CSC 239: Personal Computing for Science

First Assignment (Due 11:30pm Monday 19 September 2005)

Reading

Read all lecture notes and slides from the first full week of class.

Assignment

Forbes magazine lists the world's richest people. The data in the file richest.txt are taken from Forbes magazine's 2004 list of the world's billionaires. The data set contains 6 columns:
  1. Rank
  2. Name
  3. Age
  4. Wealth in billions
  5. Citizenship
  6. Residence
For this assignment, you will focus age and wealth.

Download the file richest.txt into your work directory. (Click on "File" in Internet Explorer and select "Save As..." – Then save the file in your work directory as a text file. Alternately, you may right-click the hyperlink and choose "Save Target As...")

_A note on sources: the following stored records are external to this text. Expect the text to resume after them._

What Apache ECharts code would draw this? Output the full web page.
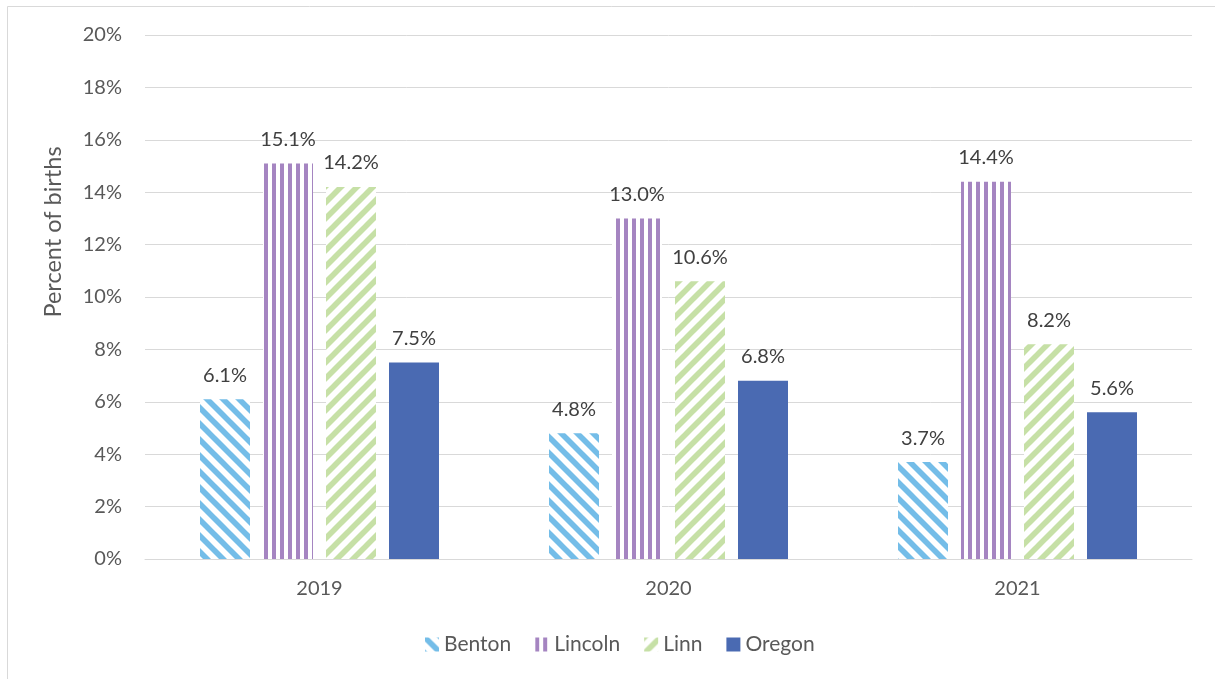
<!DOCTYPE html>
<html>
<head>
<meta charset="utf-8">
<script src="https://cdn.jsdelivr.net/npm/echarts@6/dist/echarts.min.js"></script>
<style>
  html, body { margin: 0; padding: 0; background: #ffffff; }
  #chart { width: 1215px; height: 679px; }
</style>
</head>
<body>
<div id="chart"></div>
<script>
// Years on the category axis
const years = ['2019', '2020', '2021'];
// Percent of births by county / state
const benton = [6.1, 4.8, 3.7];
const lincoln = [15.1, 13.0, 14.4];
const linn = [14.2, 10.6, 8.2];
const oregon = [7.5, 6.8, 5.6];
// Value-axis ticks
const yTicks = { min: 0, max: 20, interval: 2 };

const FONT = 'Lato';

// Hatched fills drawn onto small tiles
function diagonalTile(color, down) {
  const s = 16;
  const c = document.createElement('canvas');
  c.width = s; c.height = s;
  const g = c.getContext('2d');
  g.fillStyle = '#ffffff';
  g.fillRect(0, 0, s, s);
  g.strokeStyle = color;
  g.lineWidth = 5.6;
  g.lineCap = 'butt';
  for (let k = -1; k <= 1; k++) {
    g.beginPath();
    if (down) {
      g.moveTo(k * s - 2, -2);
      g.lineTo(k * s + s + 2, s + 2);
    } else {
      g.moveTo(k * s - 2, s + 2);
      g.lineTo(k * s + s + 2, -2);
    }
    g.stroke();
  }
  return { image: c, repeat: 'repeat' };
}
function verticalTile(color) {
  const c = document.createElement('canvas');
  c.width = 8; c.height = 8;
  const g = c.getContext('2d');
  g.fillStyle = '#ffffff';
  g.fillRect(0, 0, 8, 8);
  g.fillStyle = color;
  g.fillRect(0, 0, 4, 8);
  return { image: c, repeat: 'repeat' };
}

const fills = {
  Benton: diagonalTile('#74BDE8', true),
  Lincoln: verticalTile('#A585C1'),
  Linn: diagonalTile('#C6E0A6', false),
  Oregon: '#4A6AB2'
};

function bar(name, data) {
  return {
    name: name,
    type: 'bar',
    data: data,
    barWidth: 50,
    barGap: '26%',
    itemStyle: { color: fills[name] },
    label: {
      show: true,
      position: 'top',
      distance: 14,
      fontFamily: FONT,
      fontSize: 20,
      color: '#404040',
      formatter: p => p.value.toFixed(1) + '%'
    }
  };
}

const chart = echarts.init(document.getElementById('chart'), null, { renderer: 'canvas' });
chart.setOption({
  backgroundColor: '#ffffff',
  animation: false,
  textStyle: { fontFamily: FONT },
  graphic: [{
    type: 'rect',
    shape: { x: 7.5, y: 6.5, width: 1400, height: 900 },
    style: { fill: 'none', stroke: '#D9D9D9', lineWidth: 1 },
    silent: true,
    z: -10
  }],
  grid: { left: 145, right: 23, top: 35, bottom: 120, containLabel: false },
  legend: {
    left: 420,
    top: 629,
    itemWidth: 14,
    itemHeight: 14,
    itemGap: 24,
    icon: 'rect',
    textStyle: { fontFamily: FONT, fontSize: 21, color: '#595959' },
    data: ['Benton', 'Lincoln', 'Linn', 'Oregon']
  },
  xAxis: {
    type: 'category',
    data: years,
    axisLine: { lineStyle: { color: '#D9D9D9', width: 1 } },
    axisTick: { show: false },
    axisLabel: { margin: 20, fontFamily: FONT, fontSize: 20, color: '#595959' }
  },
  yAxis: {
    type: 'value',
    min: yTicks.min,
    max: yTicks.max,
    interval: yTicks.interval,
    name: 'Percent of births',
    nameLocation: 'middle',
    nameGap: 80,
    nameTextStyle: {
      fontFamily: FONT,
      fontSize: 23.5,
      color: '#595959',
      padding: [0, 0, 0, 130]
    },
    axisLine: { show: false },
    axisTick: { show: false },
    splitLine: { lineStyle: { color: '#D9D9D9', width: 1 } },
    axisLabel: {
      margin: 23,
      fontFamily: FONT,
      fontSize: 20,
      color: '#595959',
      formatter: v => v + '%'
    }
  },
  series: [
    bar('Benton', benton),
    bar('Lincoln', lincoln),
    bar('Linn', linn),
    bar('Oregon', oregon)
  ]
});
</script>
</body>
</html>
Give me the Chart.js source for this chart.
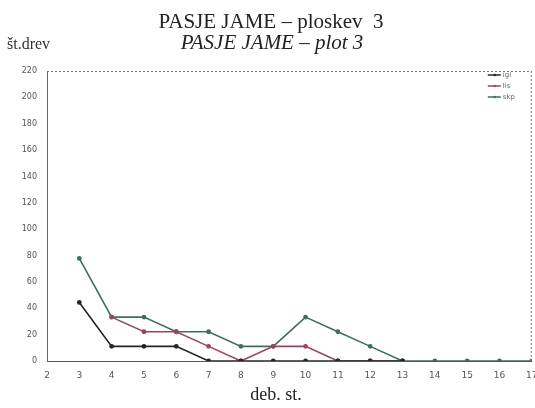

  1. Import the data set into Excel, using the Data wizard. (Click on "Data", select "Import External Data", then select "Import Data" and import the text file richest.txt. A "Text Import Wizard" window will open up. Click on "Next", check the "Space" option, then click "Next" and "Finish". When the "Import Data" window opens up, click on "OK". You should now have the data in two columns. Mileage may vary, depending on your version of Excel. (For a challenge in newer versions of Excel, use Data|Import External Data|New Web Query to import the data directly from the web. If you do this, you will also need to use Data|Text to Columns... to get the data into two columns.)
  2. Prepare the table for analyzing just Age and Worth by doing the following:
    1. Label the Age and Worth columns.
    2. Delete the other columns
    3. Delete the rows where Age is not specified.
  3. Compute the descriptive statistics using the "descriptive statistics tool" for the observed variables age and worth.
  4. Compute the five-number summary (min, Q1, median, Q3, max) for the observed variables age and worth.
  5. Plot the histogram for the observations on age – (with bin intervals of size 7 starting at 26 and going to 96)
  6. Plot the histogram for the observations on worth; (what bins will you use?)
  7. Answer the following questions based on your Excel output:
    1. Looking at the histograms, is the distribution of the age of the billionaires symmetric, clearly skewed or neither? What about the distribution of their worth?
    2. Based on the shape of the distribution of Age, would you report the mean or the median? Why?
    3. Based on the shape of the distribution of Worth, which statistics would you use to describe the center and the spread of the data on Worth? Why?

Additional challenges

  1. Excel always creates a bin called "More" when computing histograms. If you choose your bins intelligently, this bin will always be empty. Unfortunately, it also gets included in your histogram chart. Modify your histogram chart so that the more bin is not included.
  2. Note that if you chose your first bin value as less than the smallest value in your data, the first bin is empty. This is because Excel counts your first bin value as the right endpoint of a bin containing everything less than your first bin value. Modify your chart to remove this empty bin also.
  3. Record a macro of you modifying the histogram for age to eliminate space between the bars. (Make sure you select the chart before you begin running the macro.) Run your macro on the histogram for worth. (Again, make sure you select the worth chart before you run the macro.)

Deliverables

Submit your excel workbook using Course On-Line. Make sure that the answers to questions 7.1 through 7.3 are included as text entries in your workbook.